Otro día que se va; el penúltimo de mayo. ¿Monótono? Eso es lo que pensaría cualquiera, incluso yo mismo si me viera “desde fuera”. Una meditación por la mañana, la Santa Misa, dos clases, un rato de estudio, confesiones, charlas…
Pero nada hay más variado ni rico que los paisajes de cada alma.
Hace años recuerdo haber visitado un convento o un monasterio famoso. Quizá fue en Ávila o en Segovia. El guía se empeñaba en que nos fijáramos en detalles, en objetos o lugares, que, según él, tenían importancia porque estaban asociados a historias que conocía de memoria.
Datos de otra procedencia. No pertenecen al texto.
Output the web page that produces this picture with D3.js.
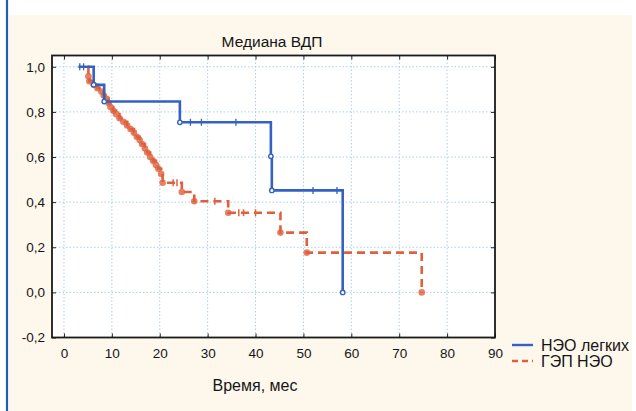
<!DOCTYPE html>
<html><head><meta charset="utf-8">
<script src="https://cdn.jsdelivr.net/npm/d3@7"></script>
<style>
html,body{margin:0;padding:0;background:#fff;}
svg{display:block;font-family:"Liberation Sans",Arial,sans-serif;}
</style></head>
<body><svg id="c" width="636" height="411"></svg>
<script>
// ---- data ----
const chartTitle = "Медиана ВДП";
const xLabel = "Время, мес";
const xTicks = [0,10,20,30,40,50,60,70,80,90];
const yTicks = [-0.2,0,0.2,0.4,0.6,0.8,1.0];
const seriesNames = ["НЭО легких","ГЭП НЭО"];

// НЭО легких (Kaplan–Meier steps)
const blueTime = [3.0, 6.2, 8.4, 24.2, 43.2, 43.4, 58.2];
const blueSurv = [1.0, 0.92, 0.846, 0.754, 0.603, 0.452, 0.0];
const blueCensT = [3.3, 4.1, 26.4, 28.7, 35.9, 52.0, 57.0];
const blueCensS = [1.0, 1.0, 0.754, 0.754, 0.754, 0.452, 0.452];

// ГЭП НЭО
const redTime = [5.0, 5.1, 5.3, 6.2, 7.0, 7.8, 8.3, 8.9, 9.3, 9.7, 10.3, 10.9, 11.6, 12.4, 13.2, 13.9, 14.6, 15.2, 15.8, 16.3, 16.9, 17.4, 18.0, 18.6, 19.2, 19.7, 20.3, 20.6, 24.6, 27.2, 34.3, 45.2, 50.7, 74.7];
const redSurv = [1.0, 0.958, 0.936, 0.92, 0.905, 0.89, 0.873, 0.858, 0.84, 0.822, 0.805, 0.79, 0.772, 0.756, 0.74, 0.724, 0.708, 0.69, 0.675, 0.658, 0.638, 0.62, 0.6, 0.583, 0.565, 0.548, 0.525, 0.486, 0.445, 0.404, 0.353, 0.265, 0.176, 0.0];
const redCensT = [22.8, 23.6, 31.5, 36.5, 37.5, 40.0];
const redCensS = [0.486, 0.486, 0.404, 0.353, 0.353, 0.353];

// ---- drawing ----
const svg = d3.select("#c");
const W = 636, H = 411;
const L = 52, R = 495, T = 55.5, B = 337.5;
const blue = "#3461c4", red = "#e0603c";
const ink = "#151515";

svg.append("rect").attr("x",0).attr("y",0).attr("width",W).attr("height",H).attr("fill","#fff");
svg.append("rect").attr("x",9).attr("y",15).attr("width",623).attr("height",H-15).attr("fill","#fdf7ec");
svg.append("line").attr("x1",7).attr("x2",7).attr("y1",0).attr("y2",H).attr("stroke","#1e5fb4").attr("stroke-width",2.2);

const x = d3.scaleLinear().domain([-2.5,90]).range([L,R]);
const y = d3.scaleLinear().domain([-0.2,1.05]).range([B,T]);

svg.append("rect").attr("x",L).attr("y",T).attr("width",R-L).attr("height",B-T).attr("fill","#fff");

// grid
const g = svg.append("g");
g.selectAll(".gx").data(xTicks.filter(d=>d<90)).join("line")
  .attr("x1",d=>x(d)).attr("x2",d=>x(d)).attr("y1",T).attr("y2",B)
  .attr("stroke","#a9d0ea").attr("stroke-width",1).attr("stroke-dasharray","1.5,2");
g.selectAll(".gy").data(yTicks.filter(d=>d>-0.2)).join("line")
  .attr("x1",L).attr("x2",R).attr("y1",d=>y(d)).attr("y2",d=>y(d))
  .attr("stroke","#a9d0ea").attr("stroke-width",1).attr("stroke-dasharray","1.5,2");

// axes (labels via d3 axis)
const fmt = d => d3.format(".1f")(d).replace(".",",").replace("−","-");
const yAxis = svg.append("g").attr("transform",`translate(${L},0)`)
  .call(d3.axisLeft(y).tickValues(yTicks).tickSize(-4).tickPadding(7).tickFormat(fmt));
const xAxis = svg.append("g").attr("transform",`translate(0,${B})`)
  .call(d3.axisBottom(x).tickValues(xTicks).tickSize(-4).tickPadding(11).tickFormat(d3.format("d")));
[yAxis,xAxis].forEach(a=>{
  a.select(".domain").remove();
  a.selectAll(".tick line").attr("stroke","#222").attr("stroke-width",1);
  a.selectAll(".tick text").attr("fill",ink).style("font-size","13.5px").style("font-family","'Liberation Sans',Arial,sans-serif");
});
// top & right ticks
svg.append("g").attr("transform",`translate(0,${T})`)
  .call(d3.axisTop(x).tickValues(xTicks).tickSize(-4).tickFormat(""))
  .call(a=>{a.select(".domain").remove();a.selectAll("line").attr("stroke","#222");});
svg.append("g").attr("transform",`translate(${R},0)`)
  .call(d3.axisRight(y).tickValues(yTicks).tickSize(-4).tickFormat(""))
  .call(a=>{a.select(".domain").remove();a.selectAll("line").attr("stroke","#222");});

// curves
const line = d3.line().x(d=>x(d[0])).y(d=>y(d[1])).curve(d3.curveStepAfter);
const blueData = blueTime.map((t,i)=>[t,blueSurv[i]]);
const redData = redTime.map((t,i)=>[t,redSurv[i]]);

// red markers
svg.append("g").selectAll("circle").data(redData.slice(1)).join("circle")
  .attr("cx",d=>x(d[0])).attr("cy",d=>y(d[1])).attr("r",3.3)
  .attr("fill",red).attr("fill-opacity",0.8);
svg.append("path").datum(redData).attr("d",line).attr("fill","none")
  .attr("stroke",red).attr("stroke-width",2.6).attr("stroke-dasharray","8,5");
svg.append("g").selectAll("line").data(redCensT.map((t,i)=>[t,redCensS[i]])).join("line")
  .attr("x1",d=>x(d[0])).attr("x2",d=>x(d[0])).attr("y1",d=>y(d[1])-3.5).attr("y2",d=>y(d[1])+3.5)
  .attr("stroke",red).attr("stroke-width",1.5);

svg.append("path").datum(blueData).attr("d",line).attr("fill","none")
  .attr("stroke",blue).attr("stroke-width",2.6);
svg.append("g").selectAll("circle").data(blueData.slice(1)).join("circle")
  .attr("cx",d=>x(d[0])).attr("cy",d=>y(d[1])).attr("r",2.2)
  .attr("fill","#fff").attr("stroke",blue).attr("stroke-width",1.4);
svg.append("g").selectAll("line").data(blueCensT.map((t,i)=>[t,blueCensS[i]])).join("line")
  .attr("x1",d=>x(d[0])).attr("x2",d=>x(d[0])).attr("y1",d=>y(d[1])-3.5).attr("y2",d=>y(d[1])+3.5)
  .attr("stroke",blue).attr("stroke-width",1.3);

// frame
svg.append("rect").attr("x",L).attr("y",T).attr("width",R-L).attr("height",B-T)
  .attr("fill","none").attr("stroke","#1a1a1a").attr("stroke-width",1.8);

// title and axis label
svg.append("text").attr("x",272).attr("y",46.5).attr("text-anchor","middle")
  .style("font-size","15.5px").attr("fill",ink).text(chartTitle);
svg.append("text").attr("x",255).attr("y",391).attr("text-anchor","middle")
  .style("font-size","16px").attr("fill",ink).text(xLabel);

// legend
const leg = svg.append("g");
const legY = [345, 361];
const legStyle = [{c:blue,d:null},{c:red,d:"6,4"}];
seriesNames.forEach((n,i)=>{
  leg.append("line").attr("x1",512).attr("x2",533).attr("y1",legY[i]).attr("y2",legY[i])
    .attr("stroke",legStyle[i].c).attr("stroke-width",2.4).attr("stroke-dasharray",legStyle[i].d);
  leg.append("text").attr("x",541).attr("y",legY[i]+5.5).style("font-size","16px")
    .attr("fill",ink).text(n);
});
</script></body></html>
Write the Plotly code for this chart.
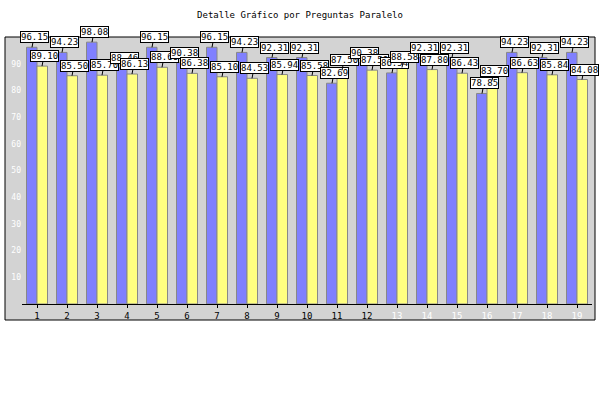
import plotly.graph_objects as go

categories = [str(i) for i in range(1, 20)]
serie_azul = [96.15, 94.23, 98.08, 88.46, 96.15, 90.38, 96.15, 94.23, 92.31, 92.31,
              82.69, 90.38, 86.54, 92.31, 92.31, 78.85, 94.23, 92.31, 94.23]
serie_amarilla = [89.10, 85.50, 85.70, 86.13, 88.66, 86.38, 85.10, 84.53, 85.94, 85.58,
                  87.50, 87.59, 88.58, 87.80, 86.43, 83.70, 86.63, 85.84, 84.08]
tick_labels = [c if int(c) <= 12 else '<span style="color:white">%s</span>' % c for c in categories]
y_ticks = [10, 20, 30, 40, 50, 60, 70, 80, 90]

MONO = "DejaVu Sans Mono"

fig = go.Figure()
fig.add_trace(go.Bar(x=categories, y=serie_azul, name="A",
                     marker=dict(color="#8080ff", line=dict(color="#888888", width=1))))
fig.add_trace(go.Bar(x=categories, y=serie_amarilla, name="B",
                     marker=dict(color="#ffff80", line=dict(color="#888888", width=1))))

annotations = []
for i, c in enumerate(categories):
    for vals, shift in ((serie_azul, -5), (serie_amarilla, 5)):
        v = vals[i]
        annotations.append(dict(
            x=i, y=v, xref="x", yref="y", xshift=shift,
            text="%.2f" % v, showarrow=True, arrowhead=0, arrowwidth=1,
            arrowcolor="black", ax=2, ay=-10,
            font=dict(family=MONO, size=9, color="black"),
            bgcolor="white", bordercolor="black", borderwidth=1, borderpad=0,
        ))

fig.update_layout(
    width=600, height=400,
    margin=dict(l=22, r=8, t=37, b=96),
    paper_bgcolor="white", plot_bgcolor="rgba(0,0,0,0)",
    barmode="group", bargap=0.3, bargroupgap=0,
    showlegend=False,
    title=dict(text="Detalle Gráfico por Preguntas Paralelo", x=0.5, xanchor="center",
               y=1 - 15 / 400, yanchor="middle",
               font=dict(family=MONO, size=9, color="black")),
    shapes=[dict(type="rect", xref="paper", yref="paper",
                 x0=(5 - 22) / 570, x1=(595 - 22) / 570,
                 y0=(304 - 320) / 267, y1=1.0,
                 fillcolor="#d3d3d3", line=dict(color="black", width=1), layer="below")],
    annotations=annotations,
    xaxis=dict(type="category", tickmode="array", tickvals=categories, ticktext=tick_labels,
               range=[-0.5, 18.5],
               showline=True, linecolor="black", linewidth=1,
               ticks="outside", ticklen=3, tickcolor="black",
               showgrid=False, zeroline=False,
               tickfont=dict(family=MONO, size=9, color="black")),
    yaxis=dict(range=[0, 100], tickvals=y_ticks, showgrid=False, zeroline=False,
               showline=False, ticks="",
               tickfont=dict(family=MONO, size=8, color="white")),
)

fig.write_html("out.html")
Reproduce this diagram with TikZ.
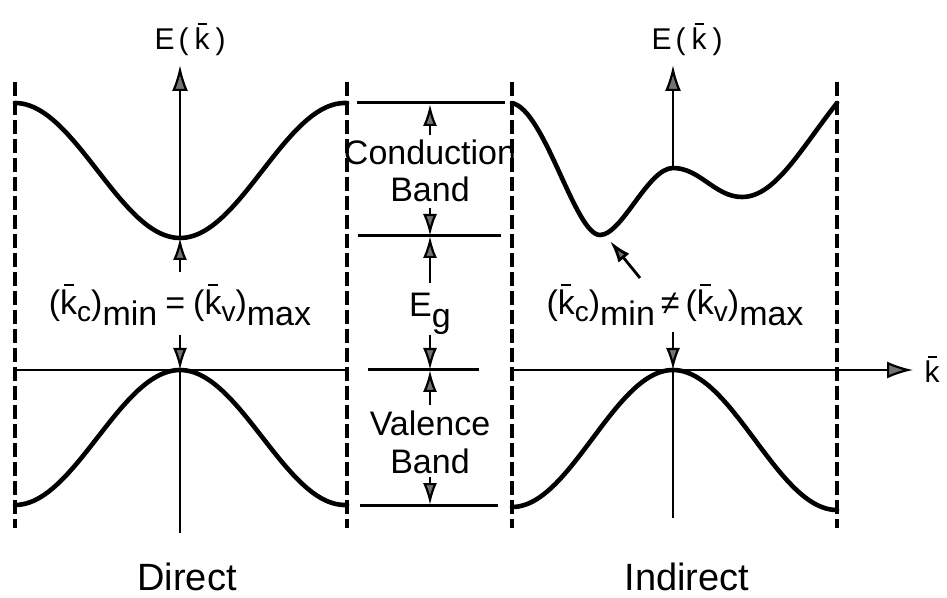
\documentclass[tikz,border=0pt]{standalone}
\usepackage{fontspec}
\setmainfont{Liberation Sans}
\usetikzlibrary{arrows.meta}

\newcommand{\lowr}[1]{\raisebox{-0.3em}{#1}}
\newcommand{\smsub}[1]{\raisebox{-0.2em}{\fontsize{14}{14}\selectfont #1}}
\newcommand{\kbar}{\makebox[0pt][l]{\kern0.1em\raisebox{0.84em}{\rule{0.3em}{0.07em}}}k}

\begin{document}
\begin{tikzpicture}[
  x=0.5pt, y=-0.5pt,
  band/.style={line width=2.3pt, line cap=round},
  axis/.style={line width=1pt},
  edge/.style={line width=1.6pt, dash pattern=on 7pt off 2.5pt},
  level/.style={line width=1.5pt},
  tip/.style={-{Latex[length=11pt, width=7pt, fill=black!55]}, line width=1.1pt},
  bigtip/.style={-{Latex[length=13pt, width=8pt, fill=black!55]}, line width=1.1pt},
  lab/.style={inner sep=0pt, anchor=base, font=\fontsize{17}{20}\selectfont},
  small/.style={lab, font=\fontsize{15}{18}\selectfont},
  big/.style={lab, font=\fontsize{19}{22}\selectfont}
]
  \useasboundingbox (0,0) rectangle (947,598);

  % zone borders
  \foreach \xx in {15, 347, 512, 837}
    \draw[edge] (\xx,82) -- (\xx,528);

  % direct gap
  \draw[band] plot[domain=15:347, samples=90] (\x, {170.5 + 67.5*cos((\x-180)/165*180)});
  \draw[band] plot[domain=15:347, samples=90] (\x, {437.5 - 67.5*cos((\x-180)/165*180)});

  \coordinate (cminL) at (180,238);
  \coordinate (vmaxL) at (180,370);
  \draw[bigtip] (cminL) -- (180,65) coordinate (topL);
  \draw[tip] (180,272) coordinate (upL) -- (cminL);
  \draw[tip] (180,335) coordinate (dnL) -- (vmaxL);
  \draw[axis] (vmaxL) -- (180,533) coordinate (botL);
  \draw[axis] (15,370) coordinate (kL) -- (347,370) coordinate (kR);

  \node[small] (eL) at (190,50) {E\kern2pt(\kern3pt\kbar\kern3pt)};
  \node[lab] (eqL) at (180,315)
    {(\kbar\smsub{c})\lowr{min}\kern4pt=\kern4pt(\kbar\smsub{v})\lowr{max}};
  \node[big] (direct) at (187,590) {Direct};

  % band levels
  \draw[level] (357,103) -- (505,103);
  \draw[level] (358,236) -- (501,236);
  \draw[level] (368,370) -- (479,370);
  \draw[level] (360,505) -- (498,505);

  \node[lab] (cond) at (430,165) {Conduction};
  \node[lab] (condb) at (430,202) {Band};
  \node[lab] (gap) at (430,317) {E\lowr{g}};
  \node[lab] (val) at (430,435) {Valence};
  \node[lab] (valb) at (430,473) {Band};

  \draw[tip] (430,135) -- (430,104);
  \draw[tip] (430,208) -- (430,236);
  \draw[tip] (430,283) -- (430,236);
  \draw[tip] (430,335) -- (430,370);
  \draw[tip] (430,405) -- (430,370);
  \draw[tip] (430,477) -- (430,505);

  % indirect gap
  \draw[band] (512,103) .. controls (545,110) and (575,235) .. (600,235)
    coordinate (cminR)
    .. controls (622,235) and (648,168) .. (673,168) coordinate (cmid)
    .. controls (700,168) and (715,197) .. (742,197)
    .. controls (775,197) and (800,150) .. (837,103);
  \draw[band] plot[domain=512:673, samples=60] (\x, {438.5 - 68.5*cos((\x-673)/161*180)});
  \draw[band] plot[domain=673:837, samples=60] (\x, {440 - 70*cos((\x-673)/164*180)});

  \coordinate (vmaxR) at (673,370);
  \draw[bigtip] (cmid) -- (673,65) coordinate (topR);
  \draw[tip] (673,332) coordinate (dnR) -- (vmaxR);
  \draw[axis] (vmaxR) -- (673,518) coordinate (botR);
  \draw[-{Latex[length=13pt, width=8.5pt, fill=black!55]}, line width=1.1pt]
    (512,370) coordinate (kR0) -- (913,370) coordinate (kend);
  \draw[tip, line width=1.4pt] (640,278) coordinate (ptr) -- (610,241);

  \node[small] (eR) at (687,50) {E\kern2pt(\kern3pt\kbar\kern3pt)};
  \node[lab] (eqR) at (675,315)
    {(\kbar\smsub{c})\lowr{min}\kern3pt≠\kern3pt(\kbar\smsub{v})\lowr{max}};
  \node[big] (indirect) at (687,590) {Indirect};
  \node[lab, font=\fontsize{15}{17}\selectfont] (kax) at (932,383) {\kbar};
\end{tikzpicture}
\end{document}
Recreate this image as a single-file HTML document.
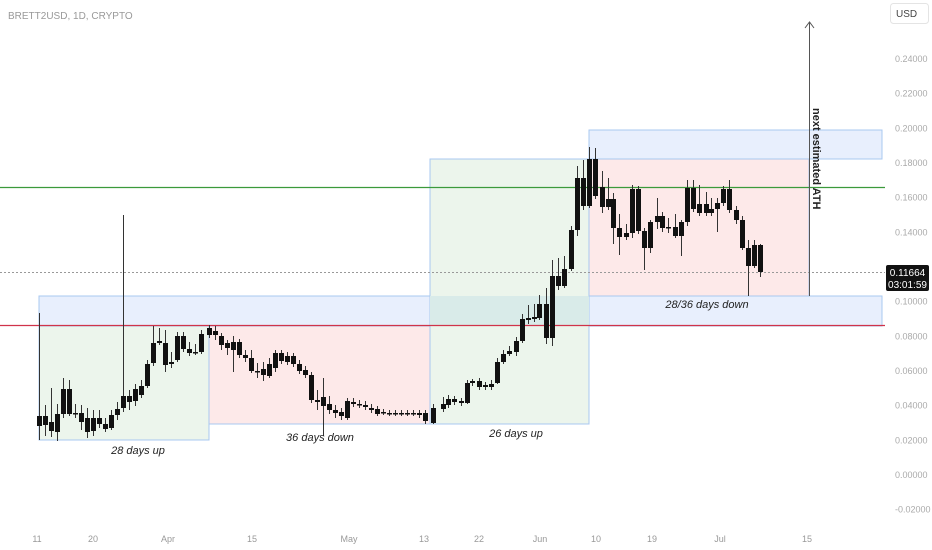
<!DOCTYPE html>
<html><head><meta charset="utf-8"><style>
html,body{margin:0;padding:0;background:#fff;}
svg{display:block;font-family:"Liberation Sans",sans-serif;}
</style></head><body>
<svg id="s" width="932" height="550" xmlns="http://www.w3.org/2000/svg">
<rect width="932" height="550" fill="#fff"/>
<rect x="39" y="296" width="843" height="30" fill="#e8effd" stroke="#a9c8f0" stroke-width="1"/>
<rect x="39" y="326" width="170" height="114" fill="#ecf5ec" stroke="#a9c8f0" stroke-width="1"/>
<rect x="209" y="326" width="221" height="98" fill="#fde9e9" stroke="#a9c8f0" stroke-width="1"/>
<rect x="430" y="159" width="159" height="265" fill="#ecf5ec" stroke="#a9c8f0" stroke-width="1"/>
<rect x="430" y="296" width="159" height="30" fill="#d9ebe9"/>
<rect x="589" y="130" width="293" height="29" fill="#e8effd" stroke="#a9c8f0" stroke-width="1"/>
<rect x="589" y="159" width="220" height="137" fill="#fde9e9" stroke="#a9c8f0" stroke-width="1"/>
<line x1="0" y1="325.5" x2="885" y2="325.5" stroke="#d0334a" stroke-width="1.2"/>
<line x1="0" y1="187.5" x2="885" y2="187.5" stroke="#3b9a3b" stroke-width="1.2"/>
<line x1="0" y1="272.5" x2="885" y2="272.5" stroke="#999" stroke-width="1" stroke-dasharray="2,2"/>
<line x1="809.5" y1="22" x2="809.5" y2="296" stroke="#555" stroke-width="1"/>
<polyline points="805,28 809.5,22 814,28" fill="none" stroke="#555" stroke-width="1"/>
<text transform="translate(813,108) rotate(90)" font-size="11" font-weight="bold" fill="#222">next estimated ATH</text>
<g id="c"></g>
<g font-size="11" font-style="italic" fill="#222" text-anchor="middle">
<text x="138" y="454">28 days up</text>
<text x="320" y="441">36 days down</text>
<text x="516" y="437">26 days up</text>
<text x="707" y="308">28/36 days down</text>
</g>
<text x="8" y="19" font-size="10" fill="#999">BRETT2USD, 1D, CRYPTO</text>
<rect x="890.5" y="3.5" width="38" height="20" rx="3" fill="#fff" stroke="#e4e4e4"/>
<text x="896" y="17" font-size="10" fill="#444">USD</text>
<g font-size="9" fill="#aaa" id="ax"></g>
<rect x="886" y="265" width="43" height="26" rx="2" fill="#111"/>
<text x="907.5" y="276" font-size="10" fill="#fff" text-anchor="middle">0.11664</text>
<text x="907.5" y="288" font-size="10" fill="#fff" text-anchor="middle">03:01:59</text>
<g font-size="9" fill="#999" text-anchor="middle">
<text x="37" y="542">11</text><text x="93" y="542">20</text><text x="168" y="542">Apr</text><text x="252" y="542">15</text><text x="349" y="542">May</text><text x="424" y="542">13</text><text x="479" y="542">22</text><text x="540" y="542">Jun</text><text x="596" y="542">10</text><text x="652" y="542">19</text><text x="720" y="542">Jul</text><text x="807" y="542">15</text>
</g>
</svg>
<script>
var d=[[39,416,426,313,440],[45,416,425,405,436],[51,422,431,388,437],[57,414,432,404,441],[63,389,414,378,418],[69,389,414,380,416],[75,413,414,404,418],[81,413,422,405,430],[87,418,432,408,438],[93,418,431,410,436],[99,418,424,410,428],[105,424,429,418,432],[111,415,428,410,430],[117,409,415,402,420],[123,396,408,215,412],[129,396,402,390,410],[135,389,401,384,406],[141,386,395,380,398],[147,364,386,360,388],[153,343,363,326,366],[159,341,343,328,345],[165,343,365,330,372],[171,362,364,352,368],[177,336,360,332,362],[183,336,349,332,352],[189,349,353,342,356],[195,352,353,344,355],[201,334,352,330,354],[209,328,335,325,338],[215,331,335,326,340],[221,336,345,333,350],[227,343,348,340,355],[233,342,350,336,372],[239,342,355,339,358],[245,355,358,350,362],[251,358,371,350,373],[257,371,372,363,378],[263,369,375,362,381],[269,364,376,358,378],[275,353,368,350,372],[281,353,361,350,364],[287,356,362,352,365],[293,356,364,353,367],[299,364,371,360,374],[305,370,375,366,378],[311,375,400,372,403],[317,400,402,390,410],[323,397,406,378,436],[329,404,410,396,414],[335,410,413,405,418],[341,412,416,408,420],[347,401,418,398,420],[353,402,404,398,407],[359,404,405,400,408],[365,405,407,401,410],[371,408,410,404,413],[377,409,414,406,416],[383,412,413,409,415],[389,413,414,410,416],[395,413,414,410,416],[401,413,414,410,416],[407,413,414,410,416],[413,413,414,410,416],[419,413,415,410,418],[425,413,421,410,424],[433,408,423,404,424],[443,404,409,397,412],[448,399,405,395,408],[454,399,402,396,405],[461,401,403,398,406],[467,383,403,380,404],[472,381,383,379,386],[479,381,387,378,390],[485,385,387,382,390],[491,384,387,380,390],[497,362,383,358,384],[503,354,362,350,364],[509,351,354,346,356],[516,341,352,337,356],[522,319,341,314,343],[528,318,320,305,324],[534,317,319,304,322],[539,304,318,295,320],[546,304,338,288,344],[552,276,338,260,346],[558,276,286,258,290],[564,269,286,256,288],[571,230,269,226,271],[577,178,230,166,236],[583,178,206,160,210],[589,159,206,147,208],[595,159,196,148,199],[602,187,207,171,213],[608,199,207,178,210],[613,199,228,193,244],[619,228,237,214,255],[626,233,237,224,240],[632,189,233,185,238],[638,189,231,186,234],[644,231,248,228,270],[650,222,248,220,253],[657,216,222,198,229],[662,216,228,212,232],[668,227,228,218,233],[675,227,236,214,238],[681,222,236,220,256],[687,188,222,180,226],[693,188,209,180,212],[699,204,213,185,216],[706,204,213,192,216],[711,209,213,198,216],[717,203,209,198,232],[723,189,203,186,206],[729,189,210,180,213],[736,210,220,206,224],[742,220,248,216,250],[748,248,266,240,296],[754,245,266,240,268],[760,245,272,244,277]];
var g=document.getElementById('c'),h='';
d.forEach(function(c){h+='<line x1="'+(c[0]+0.5)+'" y1="'+c[3]+'" x2="'+(c[0]+0.5)+'" y2="'+c[4]+'" stroke="#333" stroke-width="1"/>';var ht=Math.max(c[2]-c[1],1.5);h+='<rect x="'+(c[0]-2)+'" y="'+c[1]+'" width="5" height="'+ht+'" fill="#111"/>';});
g.innerHTML=h;
var ax=document.getElementById('ax'),a='';
for(var v=-0.02;v<=0.241;v+=0.02){var y=475-v*1733;if(Math.abs(y-272)<12)continue;a+='<text x="895" y="'+(y+3)+'">'+v.toFixed(5).replace('-0.00000','0.00000')+'</text>';}
ax.innerHTML=a;
</script>
</body></html>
Yo, sin embargo, procuraba no escucharle: en mi opinión era mucho más interesante el espacio, la belleza del entorno, el paisaje.
Algo así me ocurre cuando oigo a los penitentes en el confesonario. Ellos hablan de las sombras de su alma, que son siempre iguales a las mías; pero, sin darse cuenta, me muestran también las luces, la belleza de un paisaje que Dios crea en cada alma con solo su mirada.
Aquello de San Juan de la Cruz: ya bien puedes mirarme/ después que me miraste/, que gracia y hermosura en mí dejaste.